В полдень нас повели на революционный трибунал. Комиссар уже давно проинформировал судей о нас, и приняли нас далеко не как подсудимых. И тут сложилось у меня впечатление, что этим трем людям просто хотелось в группе незнакомых интеллигентных людей немного поговорить и узнать, что в мире делается. Председатель трибунала, мужчина лет под пятьдесят, задавал вопросы, но совсем не того характера, которые задают подсудимым. Расспрашивал о Каменце, интересовался тем, где В.Винниченко, которого он якобы хорошо знал. Спрашивал и о других наших деятелях. Говорил на чистом украинском языке, и по всему видно было, что не раз в жизни его путь перекрещивался с деятельностью Революционной украинской партии (РУП), УСДРП и «Спілки». Слышалось в его словах недоверие к украинскому движению, мол, «мелкобуржуазное движение, и цели его не удовлетворят трудящихся масс».

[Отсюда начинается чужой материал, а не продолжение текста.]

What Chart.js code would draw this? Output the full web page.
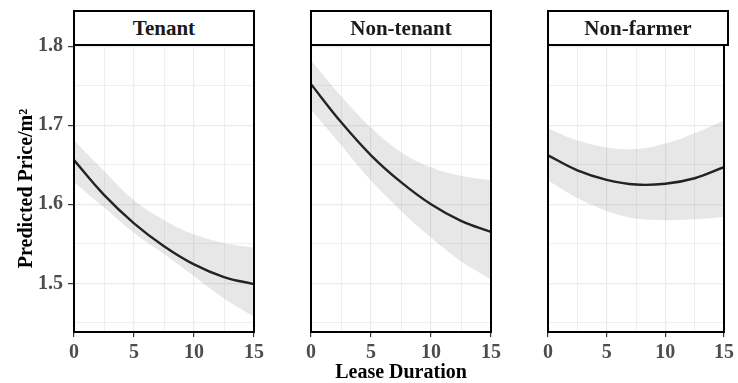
<!DOCTYPE html>
<html><head><meta charset="utf-8">
<script src="https://cdn.jsdelivr.net/npm/chart.js@4.4.1/dist/chart.umd.min.js"></script>
<style>
html,body{margin:0;padding:0;background:#fff;}
#wrap{position:relative;width:738px;height:383px;overflow:hidden;background:#fff;}
#wrap canvas{position:absolute;top:0;}
.strip{position:absolute;top:10px;height:36px;box-sizing:border-box;border:2px solid #000;background:#fff;
  font:bold 21px 'Liberation Serif','DejaVu Serif',serif;color:#1a1a1a;text-align:center;line-height:32px;}
</style></head><body>
<div id="wrap">
  <canvas id="c0" width="268" height="383" style="left:0px"></canvas>
  <canvas id="c1" width="208" height="383" style="left:297px"></canvas>
  <canvas id="c2" width="204" height="383" style="left:534px"></canvas>
  <div class="strip" style="left:73px;width:182px">Tenant</div>
  <div class="strip" style="left:310px;width:182px">Non-tenant</div>
  <div class="strip" style="left:547px;width:182px">Non-farmer</div>
</div>
<script>
// ---- data ----
const groups = ['Tenant', 'Non-tenant', 'Non-farmer'];
const leaseDuration = [0, 2.5, 5, 7.5, 10, 12.5, 15];

const tenantFit   = [1.656, 1.612, 1.576, 1.547, 1.524, 1.508, 1.499];
const tenantUpper = [1.681, 1.642, 1.605, 1.580, 1.562, 1.551, 1.545];
const tenantLower = [1.628, 1.596, 1.564, 1.537, 1.509, 1.481, 1.458];

const nonTenantFit   = [1.752, 1.704, 1.662, 1.628, 1.600, 1.579, 1.565];
const nonTenantUpper = [1.782, 1.737, 1.697, 1.666, 1.647, 1.636, 1.630];
const nonTenantLower = [1.720, 1.675, 1.630, 1.592, 1.558, 1.528, 1.505];

const nonFarmerFit   = [1.662, 1.643, 1.631, 1.625, 1.626, 1.633, 1.647];
const nonFarmerUpper = [1.696, 1.681, 1.672, 1.670, 1.677, 1.690, 1.706];
const nonFarmerLower = [1.630, 1.608, 1.592, 1.582, 1.580, 1.581, 1.584];

const xTickLabels = [0, 5, 10, 15];
const xMinorTicks = [2.5, 7.5, 12.5];
const yTickLabels = [1.5, 1.6, 1.7, 1.8];
const yMinorTicks = [1.45, 1.55, 1.65, 1.75];

const xTitle = 'Lease Duration';
const yTitle = 'Predicted Price/m²';

// ---- drawing ----
const FAMILY = "'Liberation Serif','DejaVu Serif',serif";
const xGrid = xTickLabels.concat(xMinorTicks).sort((a, b) => a - b);
const yGrid = yTickLabels.concat(yMinorTicks).sort((a, b) => a - b);
const isMajorX = v => xTickLabels.some(t => Math.abs(t - v) < 1e-9);
const isMajorY = v => yTickLabels.some(t => Math.abs(t - v) < 1e-9);

const framePlugin = {
  id: 'frame',
  afterDraw(chart) {
    const {ctx, chartArea: a} = chart;
    ctx.save();
    ctx.strokeStyle = '#000';
    ctx.lineWidth = 2;
    ctx.beginPath();
    ctx.moveTo(a.left, a.top);
    ctx.lineTo(a.left, a.bottom);
    ctx.lineTo(a.right, a.bottom);
    ctx.lineTo(a.right, a.top);
    ctx.stroke();
    ctx.restore();
  }
};

function pts(ys) { return leaseDuration.map((x, i) => ({x: x, y: ys[i]})); }

function makePanel(id, fit, upper, lower, cfg) {
  const band = 'rgba(153,153,153,0.23)';
  new Chart(document.getElementById(id), {
    type: 'line',
    data: {
      datasets: [
        {data: pts(upper), fill: '+1', backgroundColor: band, borderWidth: 0, pointRadius: 0, tension: 0.4},
        {data: pts(lower), fill: false, borderWidth: 0, pointRadius: 0, tension: 0.4},
        {data: pts(fit), fill: false, borderColor: '#000', borderWidth: 2.4, pointRadius: 0, tension: 0.4}
      ]
    },
    options: {
      responsive: false, animation: false, devicePixelRatio: 1,
      layout: {padding: {left: cfg.padL, right: cfg.padR, top: 45, bottom: 0}},
      plugins: {legend: {display: false}, tooltip: {enabled: false}},
      scales: {
        x: {
          type: 'linear', min: 0, max: 15,
          afterBuildTicks: s => { s.ticks = xGrid.map(v => ({value: v})); },
          afterFit: s => { s.height = 51; },
          ticks: {autoSkip: false, maxRotation: 0, padding: 4, color: '#4D4D4D',
                  font: {family: FAMILY, size: 20, weight: 'bold'},
                  callback: v => isMajorX(v) ? String(v) : ''},
          grid: {color: '#EBEBEB', lineWidth: c => (c.tick && isMajorX(c.tick.value)) ? 1.2 : 0.8,
                 drawTicks: true, tickLength: 5, tickWidth: 1.2,
                 tickColor: c => (c.tick && isMajorX(c.tick.value)) ? '#333' : 'rgba(0,0,0,0)'},
          border: {display: false},
          title: {display: cfg.showXTitle, text: xTitle, color: '#000',
                  font: {family: FAMILY, size: 20, weight: 'bold'}, padding: {top: 0, bottom: -2}}
        },
        y: {
          type: 'linear', min: 1.4385, max: 1.8015,
          afterBuildTicks: s => { s.ticks = yGrid.map(v => ({value: v})); },
          afterFit: s => { s.width = cfg.yWidth; },
          ticks: {display: cfg.showY, autoSkip: false, padding: 5, color: '#4D4D4D',
                  font: {family: FAMILY, size: 20, weight: 'bold'},
                  callback: v => isMajorY(v) ? v.toFixed(1) : ''},
          grid: {color: '#EBEBEB', lineWidth: c => (c.tick && isMajorY(c.tick.value)) ? 1.2 : 0.8,
                 drawTicks: cfg.showY, tickLength: 6, tickWidth: 1.2,
                 tickColor: c => (c.tick && isMajorY(c.tick.value)) ? '#333' : 'rgba(0,0,0,0)'},
          border: {display: false},
          title: {display: cfg.showY, text: yTitle, color: '#000',
                  font: {family: FAMILY, size: 20, weight: 'bold'}, padding: {top: 15, bottom: 0}}
        }
      }
    },
    plugins: [framePlugin]
  });
}

makePanel('c0', tenantFit, tenantUpper, tenantLower, {padL: 0, padR: 14, yWidth: 74, showY: true, showXTitle: false});
makePanel('c1', nonTenantFit, nonTenantUpper, nonTenantLower, {padL: 14, padR: 14, yWidth: 0, showY: false, showXTitle: true});
makePanel('c2', nonFarmerFit, nonFarmerUpper, nonFarmerLower, {padL: 14, padR: 10, yWidth: 0, showY: false, showXTitle: false});
</script>
</body></html>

Дипломатический паспорт профессора импонировал всем членам трибунала, а председатель удовлетворенно прочитал вслух французскую, немецкую и другие визы и расспрашивал, что в мире делается. Заседание ревтрибунала закончилось. Попрощавшись с нами, напоследок выразили сожаление, что не могут они нас освободить, потому что нас, видимо, арестуют по дороге в Киев деникинцы и многое из наших слов смогут узнать. Возвращая нам наши документы, отдал мне мое удостоверение из киевской «губчека» о том, что я был освобожден из Лукьяновской тюрьмы. Он советовал дорожить этим документом как можно больше: «Для нас он значит, что вы сидели, но были выпущены, то есть — лицо не вредное, а для деникинцев больше будет значить; что вы сидели, то есть — не большевик». Он при этом хитро улыбнулся. Узлы наши никто из них не осматривал.
В сопровождении комиссара пошли мы снова на старое свое место. Поев немного, мы с профессором заснули в сарае, потому что на улице было очень душно, солнце пекло и мухи кусали.
Проснулись под вечер от гомона голосов где-то у самой стодолы. Как раз в эту минуту вошел к нам и хозяин. Через щели в стенах стодолы было видно, что делается на огороде, откуда слышались голоса. Под самой стодолой несколько большевиков вкапывали в землю колеса трехствольной пушки, лафет примащивали к забитым в землю кольям. На высокой груше, растущей недалеко от стодолы, кто-то уже сидел и что-то кричал тем, кто был у пушки.
Увидев, к чему оно идет, я и профессор решили, что было бы нам лучше куда-то «улизнуть». Хозяин сказал нам, куда идти на Киев. С его слов мы поняли, что находимся не в Фастове, а в селе Офирна, а через реку — другая Офирна. Итак, из этой Офирны нам надо через кладку перебраться на ту сторону реки, а на горе будет уже железная дорога.